Rathgar, almost the highest home in Hawthorn, listed with $5 million-plus hopes: Title Tattle

By Jonathan Chancellor
Friday, 10 August 2012

Rathgar, the 1886 Victorian mansion (pictured below) situated at possibly the highest point in Hawthorn, has been listed for auction with $5 million-plus hopes.

It was built with two tiers of elegant verandas that offer extensive views across Melbourne.

The landmark five-bedroom, two-bathroom Italianate property is thought to have been designed by architect John Edmund Burke, whose works include mid-1890s shops near the Hawthorn Town Hall which was designed by John Beswicke who also designed Auburn Village shops.

In the past it's been the residence of the Consul for Belgium and a period as Woodhouse Grove' Girls' School.

Set within 1,650-square-metre landscaped gardens created by Jack Merlo, the house comes with solar/gas heated pool and spa and a flood-lit north-south mod-grass tennis court.

It comes with bathrooms designed in 2010 by Jane Riddell.

There are traces of a late 1980s bold renovation by Jane Scally that enhanced the rich period details inside.

At its 1993 auction it was priced with $900,000-plus hopes and sold at $1.36 million.

Its been listed for private auction on September 20 through Jock Langley at Abercromby's Real Estate Armadale.

Sales this year in Hawthorn have included the $5.75 million Friesia (pictured below), an 1888-built Italian Renaissance-designed house and one of Melbourne’s most captivating residences.

The single-storey mansion was designed for the German consul William Brahe by architect John August Bernard Koch, who later designed Labassa in North Caulfield.

It’s been bought by Caulfield North couple Valeri and Irma Danilova.
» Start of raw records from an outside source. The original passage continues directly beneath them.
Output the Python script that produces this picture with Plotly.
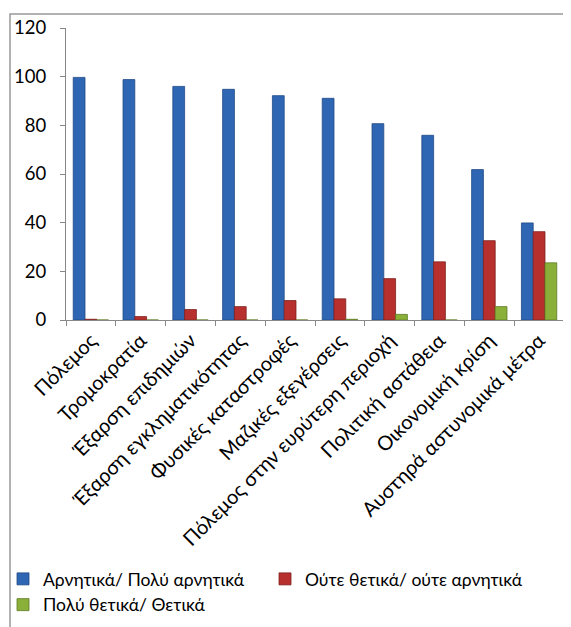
import plotly.graph_objects as go

categories = ["Πόλεμος", "Τρομοκρατία", "Έξαρση επιδημιών", "Έξαρση εγκληματικότητας",
              "Φυσικές καταστροφές", "Μαζικές εξεγέρσεις", "Πόλεμος στην ευρύτερη περιοχή",
              "Πολιτική αστάθεια", "Οικονομική κρίση", "Αυστηρά αστυνομικά μέτρα"]
negative = [99.7, 98.8, 96.0, 94.8, 92.2, 91.1, 80.7, 75.9, 61.8, 39.9]
neutral = [0.3, 1.4, 4.3, 5.5, 8.0, 8.7, 17.0, 23.9, 32.6, 36.3]
positive = [0.0, 0.0, 0.0, 0.0, 0.0, 0.3, 2.3, 0.0, 5.5, 23.5]
series_names = ["Αρνητικά/ Πολύ αρνητικά", "Ούτε θετικά/ ούτε αρνητικά", "Πολύ θετικά/ Θετικά"]
y_ticks = [0, 20, 40, 60, 80, 100, 120]

colors = ["#2F66B3", "#B8302E", "#8BB03A"]
lines = ["#1F4A85", "#7E1F1D", "#5E7A22"]
legend_ids = ["legend", "legend2", "legend"]

fig = go.Figure()
for name, vals, c, lc, lg in zip(series_names, [negative, neutral, positive], colors, lines, legend_ids):
    fig.add_trace(go.Bar(x=categories, y=vals, name=name, legend=lg,
                         marker=dict(color=c, line=dict(color=lc, width=0.8))))

# page has an 8px body margin; work in figure coordinates
OFF = 8
W, H = 563, 619
ml, mr, mt, mb = 58, 7, 20, 307
pw, ph = W - ml - mr, H - mt - mb

def px_x(x):
    return (x - ml) / pw

def px_y(y):
    return (mt + ph - y) / ph

FONT = "Lato, 'Open Sans', sans-serif"
legend_common = dict(orientation="v", yanchor="top", xanchor="left",
                     font=dict(size=17.5, family=FONT), itemwidth=30,
                     bgcolor="rgba(0,0,0,0)", traceorder="normal")

fig.update_layout(
    width=W, height=H,
    margin=dict(l=ml, r=mr, t=mt, b=mb, autoexpand=False),
    paper_bgcolor="white", plot_bgcolor="white",
    font=dict(family=FONT, size=17, color="#000000"),
    barmode="group", bargap=0.29, bargroupgap=0,
    showlegend=True,
    legend=dict(x=px_x(-5), y=px_y(553), **legend_common),
    legend2=dict(x=px_x(257), y=px_y(553), **legend_common),
    xaxis=dict(tickangle=-45, showline=True, linecolor="#888888", linewidth=1,
               ticks="outside", ticklen=5, tickcolor="#888888",
               tickson="boundaries", showgrid=False, automargin=False,
               tickfont=dict(size=20)),
    yaxis=dict(range=[0, 120], tickvals=y_ticks, showline=True, linecolor="#888888",
               linewidth=1, ticks="outside", ticklen=5, tickcolor="#888888",
               showgrid=False, zeroline=False, automargin=False,
               ticklabelstandoff=10, tickfont=dict(size=18.5)),
    shapes=[dict(type="rect", xref="paper", yref="paper",
                 x0=px_x(10 - OFF), x1=px_x(W + 5),
                 y0=px_y(H + 5), y1=px_y(14 - OFF),
                 line=dict(color="#999999", width=1.5), fillcolor="rgba(0,0,0,0)",
                 layer="below")]
)

fig.write_html("out.html")
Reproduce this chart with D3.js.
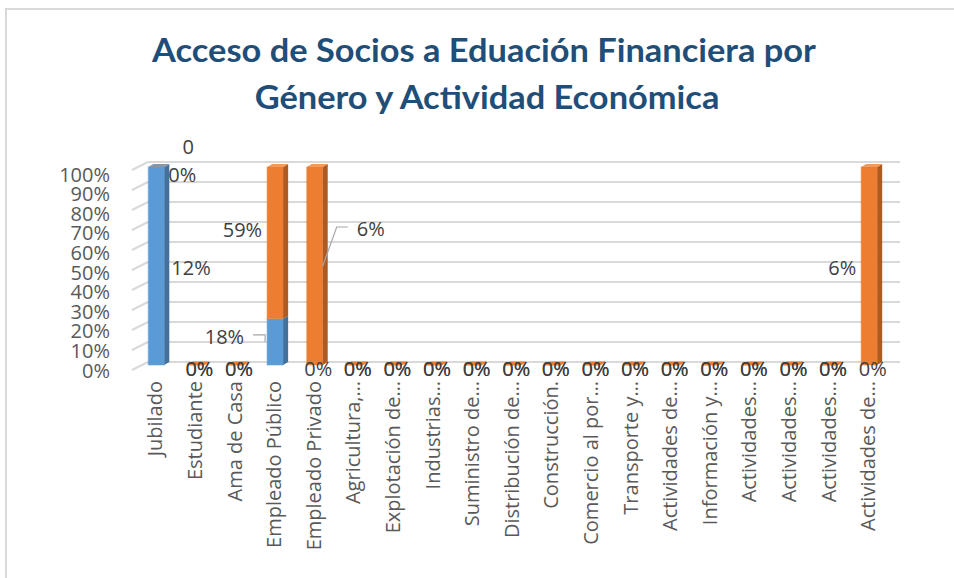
<!DOCTYPE html>
<html><head><meta charset="utf-8">
<script src="https://cdn.jsdelivr.net/npm/d3@7"></script>
<style>body{margin:0;background:#fff}svg{display:block}</style>
</head><body>
<svg id="c" width="954" height="578"></svg>
<script>
// ---------- DATA ----------
const titleLines = ["Acceso de Socios a Eduación Financiera por", "Género y Actividad Económica"];
const categories = ["Jubilado","Estudiante","Ama de Casa","Empleado Público","Empleado Privado",
  "Agricultura,…","Explotación de…","Industrias…","Suministro de…","Distribución de…",
  "Construcción.","Comercio al por…","Transporte y…","Actividades de…","Información y…",
  "Actividades…","Actividades…","Actividades…","Actividades de…"];
const seriesNames = ["Serie 1","Serie 2"];
const blueValues   = [12,0,0,18,0,0,0,0,0,0,0,0,0,0,0,0,0,0,0];
const orangeValues = [0,0,0,59,6,0,0,0,0,0,0,0,0,0,0,0,0,0,6];
const thirdValues  = [0,null,null,null,null,null,null,null,null,null,null,null,null,null,null,null,null,null,null];
const yTicks = [0,10,20,30,40,50,60,70,80,90,100];

// ---------- SETUP ----------
const svg = d3.select("#c");
const colors = ["#5B9BD5","#ED7D31"];
const sideColors = ["#41719C","#AE5A21"];
const lidColors = ["#7EB1E0","#F19A5E"];

svg.append("rect").attr("x",6).attr("y",9).attr("width",1000).attr("height",1000)
  .attr("fill","none").attr("stroke","#d9d9d9").attr("stroke-width",2);

const idx = d3.range(categories.length);
const x = d3.scaleBand().domain(idx).range([136.5, 889]).padding(0);
const yBar  = d3.scaleLinear().domain([0,1]).range([365,167]);
const yBack = d3.scaleLinear().domain([0,100]).range([362,162]);
const yAxisS = d3.scaleLinear().domain([0,100]).range([370,174]);
const depthX = 16, depthY = 8;
const barW = 16, bdx = 5, bdy = 3;

// gridlines (back wall + left wall)
const grid = svg.append("g");
yTicks.forEach(t=>{
  const yb = yBack(t);
  grid.append("line").attr("x1",148).attr("x2",900).attr("y1",yb).attr("y2",yb)
    .attr("stroke","#d9d9d9").attr("stroke-width",2);
  grid.append("line").attr("x1",148-depthX).attr("x2",148).attr("y1",yb+depthY).attr("y2",yb)
    .attr("stroke","#d9d9d9").attr("stroke-width",2);
});

// y axis
const ax = svg.append("g").attr("transform","translate(110,0)")
  .call(d3.axisLeft(yAxisS).tickValues(yTicks).tickSize(0).tickPadding(0).tickFormat(d=>d+"%"));
ax.select(".domain").remove();
ax.selectAll("text").attr("font-family","'Open Sans',sans-serif").attr("font-size",20)
  .attr("fill","#595959").attr("dy","0.35em");

// bars
const bars = svg.append("g");
idx.forEach(i=>{
  const vals = [blueValues[i], orangeValues[i]];
  const total = vals[0]+vals[1];
  const x0 = x(i) + x.bandwidth()/2 - 8;
  if (total === 0) {
    const yb = yBar(0);
    bars.append("path").attr("d",`M${x0},${yb}L${x0+bdx},${yb-bdy}L${x0+barW+bdx},${yb-bdy}L${x0+barW},${yb}Z`)
      .attr("fill",colors[1]).attr("stroke",colors[1]).attr("stroke-width",1);
    return;
  }
  let acc = 0, topIdx = -1;
  vals.forEach((v,s)=>{
    const s0 = acc/total, s1 = (acc+v)/total;
    acc += v;
    if (v <= 0) return;
    topIdx = s;
    const ya = yBar(s1), yb = yBar(s0);
    bars.append("rect").attr("x",x0).attr("y",ya).attr("width",barW).attr("height",yb-ya).attr("fill",colors[s])
      .attr("stroke",colors[s]).attr("stroke-opacity",0.35).attr("stroke-width",1.5);
    bars.append("path").attr("d",`M${x0+barW},${ya}L${x0+barW+bdx},${ya-bdy}L${x0+barW+bdx},${yb-bdy}L${x0+barW},${yb}Z`)
      .attr("fill",sideColors[s]);
  });
  const yt = yBar(1);
  const lid = vals[1] === 0 ? "#8a96a3" : lidColors[topIdx];
  bars.append("path").attr("d",`M${x0},${yt}L${x0+bdx},${yt-bdy}L${x0+barW+bdx},${yt-bdy}L${x0+barW},${yt}Z`)
    .attr("fill",lid);
});

// data labels
const lab = svg.append("g").attr("font-family","'Open Sans',sans-serif").attr("font-size",20).attr("fill","#404040");
const leaders = svg.append("g").attr("stroke","#a6a6a6").attr("fill","none").attr("stroke-width",1.2);
function txt(t,xx,yy,anchor){ lab.append("text").attr("x",xx).attr("y",yy).attr("dy","0.35em").attr("text-anchor",anchor).text(t); }
idx.forEach(i=>{
  const vals = [blueValues[i], orangeValues[i]];
  const total = vals[0]+vals[1];
  const cx = x(i)+x.bandwidth()/2;
  const x0 = cx - 8;
  let acc = 0;
  vals.forEach((v,s)=>{
    const s0 = total ? acc/total : 0, s1 = total ? (acc+v)/total : 0;
    acc += v;
    const label = v + "%";
    const mid = yBar((s0+s1)/2);
    if (v === 0) {
      if (s0 >= 1) txt(label, x0+barW+4, yBar(1)+8, "start");
      else txt(label, cx+3.5, yBar(0)+4, "middle");
      return;
    }
    if (i === 0) txt(label, x0+barW+bdx+2, mid+2, "start");
    else if (i === 3 && s === 1) txt(label, x0-5, mid-13, "end");
    else if (i === 3 && s === 0) {
      txt(label, x0-23, mid-5, "end");
      leaders.append("path").attr("d",`M${x0-14},${mid-7}L${x0-2},${mid-7}L${x0-2},${mid}`);
    }
    else if (i === 4) {
      txt(label, x0+barW+34, mid-37, "start");
      leaders.append("path").attr("d",`M${x0+barW+25},${mid-39}L${x0+barW+14},${mid-39}L${x0+barW},${mid}`);
    }
    else txt(label, x0-5, mid+2, "end");
  });
  if (thirdValues[i] !== null) txt(String(thirdValues[i]), cx+32, yBar(1)-20, "middle");
});

// category labels
const cl = svg.append("g").attr("font-family","'Open Sans',sans-serif").attr("font-size",20).attr("fill","#595959");
idx.forEach(i=>{
  const cx = x(i)+x.bandwidth()/2 - 1;
  cl.append("text").attr("transform",`translate(${cx},381) rotate(-90)`).attr("dy","0.35em")
    .attr("text-anchor","end").text(categories[i]);
});

// title
const tg = svg.append("g").attr("font-family","Lato,'Open Sans',sans-serif").attr("font-weight","bold")
  .attr("font-size",32).attr("fill","#1F4E79");
const targets = [[484,62,664],[487,109,466]];
const t1 = tg.append("text").attr("text-anchor","middle").text(titleLines[0]);
const w1 = t1.node().getComputedTextLength();
const sx = targets[0][2]/w1;
titleLines.forEach((t,k)=>{
  const el = k===0 ? t1 : tg.append("text").attr("text-anchor","middle").text(t);
  el.attr("transform",`translate(${targets[k][0]},${targets[k][1]}) scale(${sx},1)`);
});
</script>
</body></html>
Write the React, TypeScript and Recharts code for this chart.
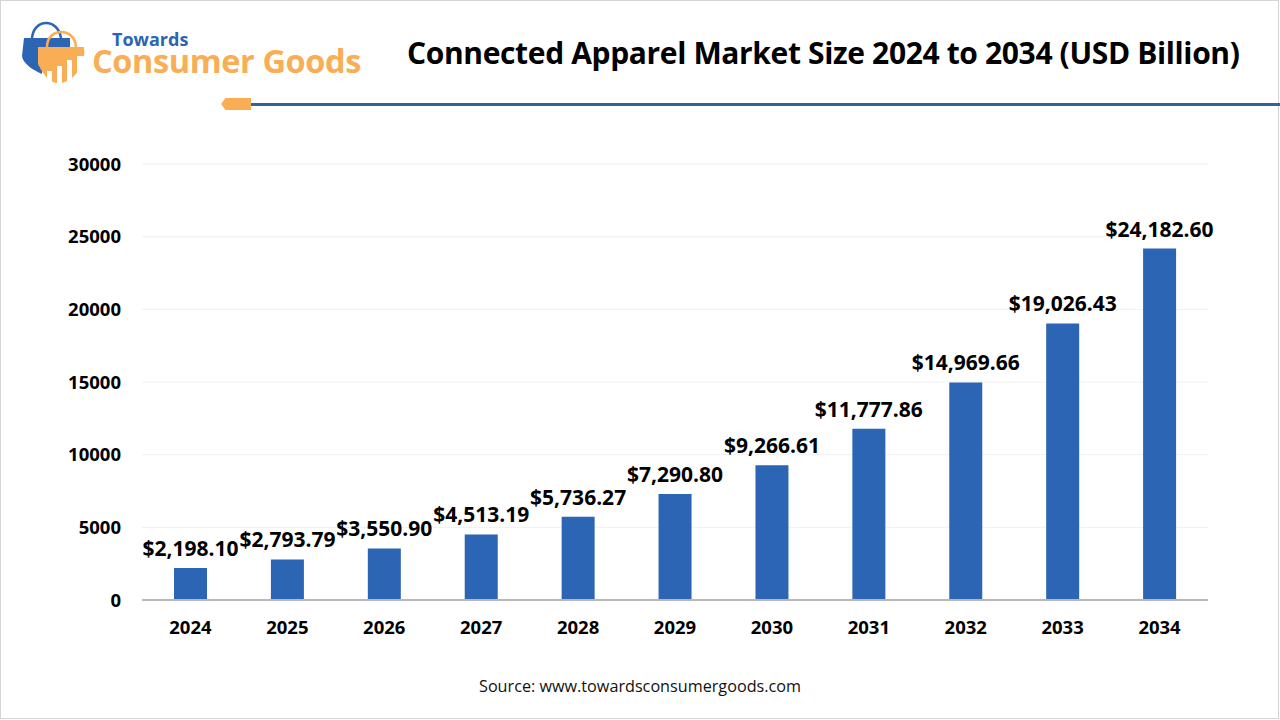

He hails originally from Makhachkala in the Russian Federation and resided in Sydney’s North Bondi in the early 1990s. He heads Australia's Quality Sheepskin Pty Ltd, whose core business is to supply raw sheep and lamb skins to tanners and dressers worldwide from its processing plant at Leongatha North in Gippsland.

The Hawthorn house was last traded in 1970 for $49,000 totally derelict – with no electricity, no hot water, no internal toilet, and the sky could be seen through most rooms.

It was sold by Kay & Burton agent Scott Patterson, who on its listing last November hoped to secure $6.5 million plus.

The property was inspired by the works of Filippo Brunelleschi, father of Italian Renaissance architecture in Florence.

It was been sold by Warwick Forge and his wife, Sue, who have been running the biennial Australian Landscape Conference for 10 years in a bid to bring together creative landscape designers from overseas and Australia.